In the Christian tradition, mystics such as Richard Rolle (l295-l349) and John Cassian (c.360-435), speak of heat experienced in prayer, which is the result of being in relationship to a God who is a ‘fire of love’. Urban T. Holmes writes of John Cassian that “the ‘fire of love’ is his way of speaking of the presence of God and seems to be related to the prayer of the heart, as described by the Eastern Fathers, especially the Hesychasts. The Hesychasts, and Byzantine spirituality generally, were very much in touch with the ultimate and infinite mystery of God, and spoke of something called the Taboric Light as the goal of the spiritual life. Holmes writes that the Taboric Light is related to the Shekinah Light of the Old Testament.
“Shekinah means the dwelling of God with his people. It is the provisional presence of God. The Shekinah is the presence of the holy in the midst of the profane. But the metaphor is that the Shekinah is like the sun; it is everywhere. Yahweh is present in the totality of his creation. He can appear in a burning bush as much as in the Holy of Holies. (It is interesting that [later] the Shekinali becomes the feminine principle in God.)”
Leclerc’s Francis personifies this warm, light, pervasive love: (he quotes Peter Lippert),
“Francis’ life from the very beginning (is) a life devoted to loving. In this utterly immense soul, in this man who advanced to meet every creature with outstretched arms, we find a truly maternal devotion to all things, a genius for loving.”

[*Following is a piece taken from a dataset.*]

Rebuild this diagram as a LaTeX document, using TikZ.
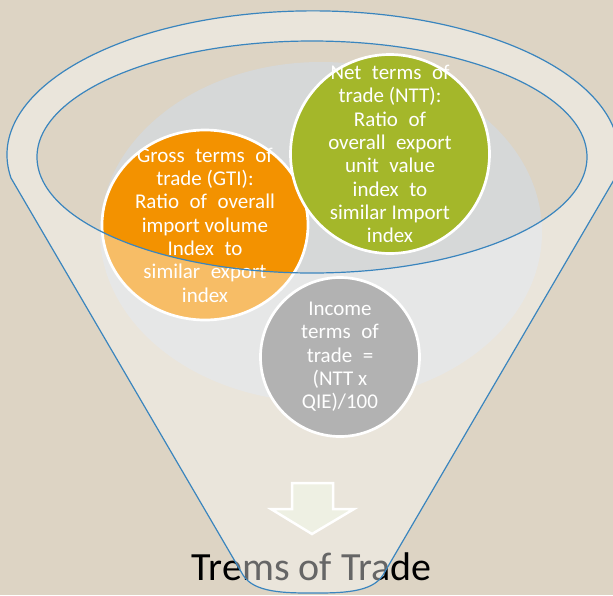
\documentclass[tikz,border=0pt]{standalone}
\usepackage{fontspec}
\setmainfont{Carlito}
\usetikzlibrary{shapes.geometric}
\definecolor{bg}{HTML}{DDD4C4}
\definecolor{greyell}{HTML}{D6D8D8}
\definecolor{orng}{HTML}{F39200}
\definecolor{grn}{HTML}{A4B72A}
\definecolor{incg}{HTML}{7F7F7F}
\definecolor{fblue}{HTML}{3A85BE}
\definecolor{arrowfill}{HTML}{EEF0E3}
\newcommand\wsp{\hspace{0.5em}}
\tikzset{
  bubble/.style={ellipse, draw=white, line width=2.7pt, inner sep=0pt},
  bubbletext/.style={align=center, text=white, inner sep=0pt,
    font=\fontsize{21}{23.3}\selectfont},
  funnelline/.style={draw=fblue, line width=1.2pt},
}
\begin{document}
\begin{tikzpicture}[x=1pt,y=1pt]
\fill[bg] (0,0) rectangle (613,-595);
\useasboundingbox (0,0) rectangle (613,-595);
% background grey ellipse
\fill[greyell] (321,-232) ellipse [x radius=221, y radius=170];
% circles
\node[bubble, fill=orng, minimum width=206pt, minimum height=190pt] (gti) at (205,-225) {};
\node[bubble, fill=grn, minimum width=199pt, minimum height=199pt] (ntt) at (390,-154) {};
\node[bubble, fill=incg, minimum width=159pt, minimum height=159pt] (inc) at (340,-357) {};
\node[bubbletext] (gtitext) at (gti.center) {Gross\wsp terms\wsp of\\trade (GTI):\\Ratio\wsp of\wsp overall\\import volume\\Index\wsp to\\similar\wsp export\\index};
\node[bubbletext] (ntttext) at (ntt.center) {Net\wsp terms\wsp of\\trade (NTT):\\Ratio\wsp of\\overall\wsp export\\unit\wsp value\\index\wsp to\\similar Import\\index};
\node[bubbletext] (inctext) at (inc.center) {Income\\terms\wsp of\\trade\wsp =\\(NTT x\\QIE)/100};
% title
\node[anchor=base, inner sep=0pt, font=\fontsize{40}{42}\selectfont, text=black] (title) at (311.5,-580) {Trems of Trade};
% funnel overlay
\def\funnelpath{(11,-178) arc[start angle=189.25, end angle=-9.25, x radius=306, y radius=144] -- (383,-575) .. controls (372,-593) and (340,-593) .. (313,-593) .. controls (286,-593) and (254,-593) .. (243,-575) -- cycle}
\fill[white, fill opacity=0.4, even odd rule] \funnelpath (312,-157) ellipse [x radius=275, y radius=116];
\draw[funnelline] \funnelpath;
\draw[funnelline] (312,-157) ellipse [x radius=275, y radius=116];
% arrow
\draw[white, line width=2.5pt, fill=arrowfill, line join=miter] (292,-483) -- (333,-483) -- (333,-509) -- (354,-509) -- (312,-534) -- (271,-509) -- (292,-509) -- cycle;
\end{tikzpicture}
\end{document}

Meditation on images of fire and heat can bring us into touch with the comforting, maternal dimension of God’s loving presence, but also to the motivating, energizing, creative force within God and within us as well. LeClerc writes of Francis’ image of Brother Fire in The Canticle of Creatures:
“‘Brother Fire, through whom you brighten up the night. How beautiful he is, how gay! Full of power and strength.’ Such a fire could only symbolize a life of immense energy, but a life ‘purified’ and spiritualized (i.e., in which the reconciliation of life and spirit, eros and agape [has occurred]) and (which is) itself transformed into light.”
Light, another effect of fire like heat, and also a quality of Air, has long been associated with the Sacred and the realm of the Spirit, as can be seen, for example, in the stories of the Transfiguration of Jesus or the Conversion of Paul. According to LeClerc, Francis of Assisi related to all fire as symbolic of the sacred:
“Francis’ behavior with regard to fire is surprising and reveals an extraordinary love for it, based on the powerful and unqualified respect one experiences in the presence of something sacred. ‘So dearly did he love fire, that, however pressing the need, he would never put out a flame, whether a lamp or a candle.’ And Celano repeats the same thing: ‘He spared light, lamps, and candles, (because Francis saw in all flames) a symbol of the Eternal Light.’ Francis loved the light as few men have loved it. (He) associates beauty with all his images of light. For him, the supremely beautiful matter is matter that is luminous. The cosmos is to Francis chiefly an epiphany of light.”
Fire, as Light, is both illuminative and transformative. Light and heat are two of the joyful mystical characteristics of God’s loving presence in our lives, both because they are so positive, and because they invite us to trust in the warmth of God’s love and to relax in it.